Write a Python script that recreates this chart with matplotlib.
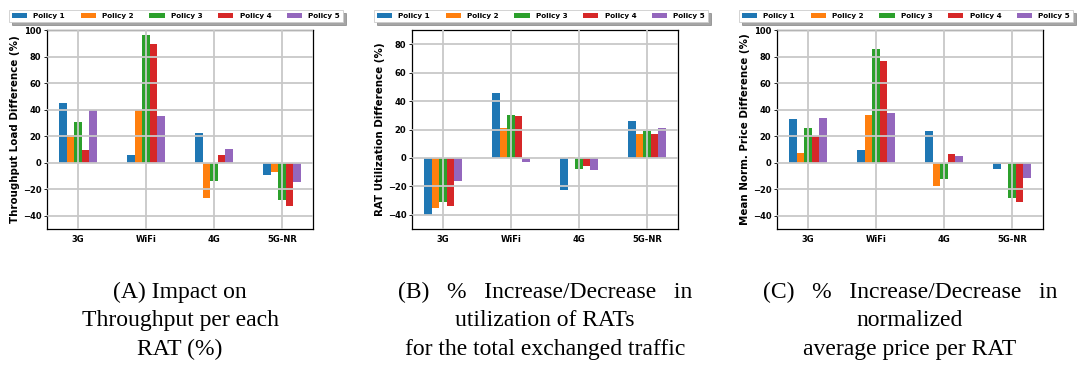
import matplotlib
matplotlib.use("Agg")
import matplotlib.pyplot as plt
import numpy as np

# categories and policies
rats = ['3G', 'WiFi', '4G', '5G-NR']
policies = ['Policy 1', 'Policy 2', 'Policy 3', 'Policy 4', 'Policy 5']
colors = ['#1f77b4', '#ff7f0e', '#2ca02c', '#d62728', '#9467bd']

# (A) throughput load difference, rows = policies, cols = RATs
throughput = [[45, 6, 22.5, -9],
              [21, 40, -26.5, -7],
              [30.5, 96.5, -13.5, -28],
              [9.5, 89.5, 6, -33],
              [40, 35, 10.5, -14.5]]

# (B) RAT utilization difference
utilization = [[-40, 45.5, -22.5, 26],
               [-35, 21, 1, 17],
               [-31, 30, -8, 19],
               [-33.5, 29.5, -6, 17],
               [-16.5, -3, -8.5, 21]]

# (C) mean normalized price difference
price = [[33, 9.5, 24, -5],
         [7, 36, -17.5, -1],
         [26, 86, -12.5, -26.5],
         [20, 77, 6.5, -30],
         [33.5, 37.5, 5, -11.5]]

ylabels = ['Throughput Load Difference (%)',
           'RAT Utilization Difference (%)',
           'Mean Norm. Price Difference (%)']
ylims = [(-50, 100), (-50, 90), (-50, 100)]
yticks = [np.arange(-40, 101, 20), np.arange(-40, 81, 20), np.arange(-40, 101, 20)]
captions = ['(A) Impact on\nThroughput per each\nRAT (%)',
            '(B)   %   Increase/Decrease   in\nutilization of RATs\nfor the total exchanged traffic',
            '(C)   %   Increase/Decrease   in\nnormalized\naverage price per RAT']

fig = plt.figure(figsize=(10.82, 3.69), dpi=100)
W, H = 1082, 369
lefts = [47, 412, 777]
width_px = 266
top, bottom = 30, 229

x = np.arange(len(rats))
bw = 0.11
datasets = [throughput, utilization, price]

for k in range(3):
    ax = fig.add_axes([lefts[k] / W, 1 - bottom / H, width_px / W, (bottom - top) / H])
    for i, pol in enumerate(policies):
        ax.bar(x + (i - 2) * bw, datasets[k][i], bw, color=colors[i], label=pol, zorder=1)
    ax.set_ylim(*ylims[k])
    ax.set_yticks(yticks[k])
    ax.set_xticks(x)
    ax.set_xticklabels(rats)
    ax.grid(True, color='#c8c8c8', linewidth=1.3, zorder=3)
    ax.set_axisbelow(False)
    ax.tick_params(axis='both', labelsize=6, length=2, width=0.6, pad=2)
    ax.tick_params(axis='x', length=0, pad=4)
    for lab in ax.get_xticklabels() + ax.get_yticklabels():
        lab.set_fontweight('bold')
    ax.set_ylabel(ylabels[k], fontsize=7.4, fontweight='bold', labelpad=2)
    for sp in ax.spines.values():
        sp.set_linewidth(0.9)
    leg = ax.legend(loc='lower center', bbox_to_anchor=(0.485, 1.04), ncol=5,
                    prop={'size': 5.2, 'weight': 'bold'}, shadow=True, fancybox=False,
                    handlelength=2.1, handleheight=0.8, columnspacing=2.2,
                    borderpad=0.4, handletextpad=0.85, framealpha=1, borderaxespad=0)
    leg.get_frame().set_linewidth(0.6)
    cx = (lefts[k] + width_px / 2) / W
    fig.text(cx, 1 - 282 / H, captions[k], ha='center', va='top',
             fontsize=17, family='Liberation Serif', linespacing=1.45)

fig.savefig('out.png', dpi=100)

— EXERCISE —
Copy exactly the lines running from the beginning of the listing through the line that has "[33.5, 37.5, 5, -11.5]]". Drop the pictures.

— RESULT OF THIS TASK —
Write a Python script that recreates this chart with matplotlib.
import matplotlib
matplotlib.use("Agg")
import matplotlib.pyplot as plt
import numpy as np

# categories and policies
rats = ['3G', 'WiFi', '4G', '5G-NR']
policies = ['Policy 1', 'Policy 2', 'Policy 3', 'Policy 4', 'Policy 5']
colors = ['#1f77b4', '#ff7f0e', '#2ca02c', '#d62728', '#9467bd']

# (A) throughput load difference, rows = policies, cols = RATs
throughput = [[45, 6, 22.5, -9],
              [21, 40, -26.5, -7],
              [30.5, 96.5, -13.5, -28],
              [9.5, 89.5, 6, -33],
              [40, 35, 10.5, -14.5]]

# (B) RAT utilization difference
utilization = [[-40, 45.5, -22.5, 26],
               [-35, 21, 1, 17],
               [-31, 30, -8, 19],
               [-33.5, 29.5, -6, 17],
               [-16.5, -3, -8.5, 21]]

# (C) mean normalized price difference
price = [[33, 9.5, 24, -5],
         [7, 36, -17.5, -1],
         [26, 86, -12.5, -26.5],
         [20, 77, 6.5, -30],
         [33.5, 37.5, 5, -11.5]]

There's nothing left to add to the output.